## Given information
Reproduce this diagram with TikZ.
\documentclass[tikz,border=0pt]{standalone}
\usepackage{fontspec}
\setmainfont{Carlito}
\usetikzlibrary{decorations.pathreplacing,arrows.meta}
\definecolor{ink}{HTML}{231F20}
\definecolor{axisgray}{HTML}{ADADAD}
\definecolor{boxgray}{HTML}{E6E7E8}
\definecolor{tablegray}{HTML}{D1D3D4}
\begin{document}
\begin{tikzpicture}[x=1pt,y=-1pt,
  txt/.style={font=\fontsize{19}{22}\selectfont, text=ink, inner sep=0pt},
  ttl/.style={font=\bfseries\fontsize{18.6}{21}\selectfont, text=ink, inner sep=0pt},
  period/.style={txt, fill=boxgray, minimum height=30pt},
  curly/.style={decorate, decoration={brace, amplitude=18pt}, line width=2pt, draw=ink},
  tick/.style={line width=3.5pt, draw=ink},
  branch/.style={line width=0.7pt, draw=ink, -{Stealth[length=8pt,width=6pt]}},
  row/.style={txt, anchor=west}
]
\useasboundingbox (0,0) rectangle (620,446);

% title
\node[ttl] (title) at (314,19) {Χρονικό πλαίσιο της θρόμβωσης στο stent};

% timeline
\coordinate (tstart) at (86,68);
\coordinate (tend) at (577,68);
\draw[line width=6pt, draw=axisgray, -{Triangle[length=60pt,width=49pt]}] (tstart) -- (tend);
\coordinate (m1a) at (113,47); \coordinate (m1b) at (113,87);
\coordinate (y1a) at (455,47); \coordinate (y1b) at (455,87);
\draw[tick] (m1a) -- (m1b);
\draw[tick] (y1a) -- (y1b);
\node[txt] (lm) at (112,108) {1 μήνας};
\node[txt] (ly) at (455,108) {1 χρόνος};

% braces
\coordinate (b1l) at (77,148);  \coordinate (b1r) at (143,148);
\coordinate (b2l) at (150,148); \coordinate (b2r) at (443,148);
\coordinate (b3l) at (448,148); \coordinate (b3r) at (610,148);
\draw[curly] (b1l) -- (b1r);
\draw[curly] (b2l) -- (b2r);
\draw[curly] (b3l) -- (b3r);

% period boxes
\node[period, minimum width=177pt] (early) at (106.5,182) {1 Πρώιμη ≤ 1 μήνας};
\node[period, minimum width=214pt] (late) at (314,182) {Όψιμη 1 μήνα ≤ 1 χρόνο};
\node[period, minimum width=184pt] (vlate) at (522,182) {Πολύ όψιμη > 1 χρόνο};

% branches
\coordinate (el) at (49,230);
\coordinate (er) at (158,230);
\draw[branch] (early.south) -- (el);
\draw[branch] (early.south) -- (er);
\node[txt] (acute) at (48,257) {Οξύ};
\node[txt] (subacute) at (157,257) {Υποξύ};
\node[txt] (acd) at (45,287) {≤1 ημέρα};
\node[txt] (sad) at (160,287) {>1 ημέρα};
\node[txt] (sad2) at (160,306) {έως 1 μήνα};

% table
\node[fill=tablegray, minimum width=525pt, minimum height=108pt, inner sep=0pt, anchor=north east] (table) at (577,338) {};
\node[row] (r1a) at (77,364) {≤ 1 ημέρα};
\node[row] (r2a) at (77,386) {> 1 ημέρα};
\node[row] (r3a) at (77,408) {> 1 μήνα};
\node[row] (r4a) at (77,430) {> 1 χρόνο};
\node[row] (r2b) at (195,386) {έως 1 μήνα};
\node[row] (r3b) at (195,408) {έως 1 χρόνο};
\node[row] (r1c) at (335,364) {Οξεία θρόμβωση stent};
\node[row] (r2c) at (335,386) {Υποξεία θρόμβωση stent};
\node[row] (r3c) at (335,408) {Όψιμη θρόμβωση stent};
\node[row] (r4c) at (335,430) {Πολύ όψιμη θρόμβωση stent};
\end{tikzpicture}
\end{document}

## Task description
Copy out the material above in its entirety. Every detail must match.

## Problem solution
Reproduce this diagram with TikZ.
\documentclass[tikz,border=0pt]{standalone}
\usepackage{fontspec}
\setmainfont{Carlito}
\usetikzlibrary{decorations.pathreplacing,arrows.meta}
\definecolor{ink}{HTML}{231F20}
\definecolor{axisgray}{HTML}{ADADAD}
\definecolor{boxgray}{HTML}{E6E7E8}
\definecolor{tablegray}{HTML}{D1D3D4}
\begin{document}
\begin{tikzpicture}[x=1pt,y=-1pt,
  txt/.style={font=\fontsize{19}{22}\selectfont, text=ink, inner sep=0pt},
  ttl/.style={font=\bfseries\fontsize{18.6}{21}\selectfont, text=ink, inner sep=0pt},
  period/.style={txt, fill=boxgray, minimum height=30pt},
  curly/.style={decorate, decoration={brace, amplitude=18pt}, line width=2pt, draw=ink},
  tick/.style={line width=3.5pt, draw=ink},
  branch/.style={line width=0.7pt, draw=ink, -{Stealth[length=8pt,width=6pt]}},
  row/.style={txt, anchor=west}
]
\useasboundingbox (0,0) rectangle (620,446);

% title
\node[ttl] (title) at (314,19) {Χρονικό πλαίσιο της θρόμβωσης στο stent};

% timeline
\coordinate (tstart) at (86,68);
\coordinate (tend) at (577,68);
\draw[line width=6pt, draw=axisgray, -{Triangle[length=60pt,width=49pt]}] (tstart) -- (tend);
\coordinate (m1a) at (113,47); \coordinate (m1b) at (113,87);
\coordinate (y1a) at (455,47); \coordinate (y1b) at (455,87);
\draw[tick] (m1a) -- (m1b);
\draw[tick] (y1a) -- (y1b);
\node[txt] (lm) at (112,108) {1 μήνας};
\node[txt] (ly) at (455,108) {1 χρόνος};

% braces
\coordinate (b1l) at (77,148);  \coordinate (b1r) at (143,148);
\coordinate (b2l) at (150,148); \coordinate (b2r) at (443,148);
\coordinate (b3l) at (448,148); \coordinate (b3r) at (610,148);
\draw[curly] (b1l) -- (b1r);
\draw[curly] (b2l) -- (b2r);
\draw[curly] (b3l) -- (b3r);

% period boxes
\node[period, minimum width=177pt] (early) at (106.5,182) {1 Πρώιμη ≤ 1 μήνας};
\node[period, minimum width=214pt] (late) at (314,182) {Όψιμη 1 μήνα ≤ 1 χρόνο};
\node[period, minimum width=184pt] (vlate) at (522,182) {Πολύ όψιμη > 1 χρόνο};

% branches
\coordinate (el) at (49,230);
\coordinate (er) at (158,230);
\draw[branch] (early.south) -- (el);
\draw[branch] (early.south) -- (er);
\node[txt] (acute) at (48,257) {Οξύ};
\node[txt] (subacute) at (157,257) {Υποξύ};
\node[txt] (acd) at (45,287) {≤1 ημέρα};
\node[txt] (sad) at (160,287) {>1 ημέρα};
\node[txt] (sad2) at (160,306) {έως 1 μήνα};

% table
\node[fill=tablegray, minimum width=525pt, minimum height=108pt, inner sep=0pt, anchor=north east] (table) at (577,338) {};
\node[row] (r1a) at (77,364) {≤ 1 ημέρα};
\node[row] (r2a) at (77,386) {> 1 ημέρα};
\node[row] (r3a) at (77,408) {> 1 μήνα};
\node[row] (r4a) at (77,430) {> 1 χρόνο};
\node[row] (r2b) at (195,386) {έως 1 μήνα};
\node[row] (r3b) at (195,408) {έως 1 χρόνο};
\node[row] (r1c) at (335,364) {Οξεία θρόμβωση stent};
\node[row] (r2c) at (335,386) {Υποξεία θρόμβωση stent};
\node[row] (r3c) at (335,408) {Όψιμη θρόμβωση stent};
\node[row] (r4c) at (335,430) {Πολύ όψιμη θρόμβωση stent};
\end{tikzpicture}
\end{document}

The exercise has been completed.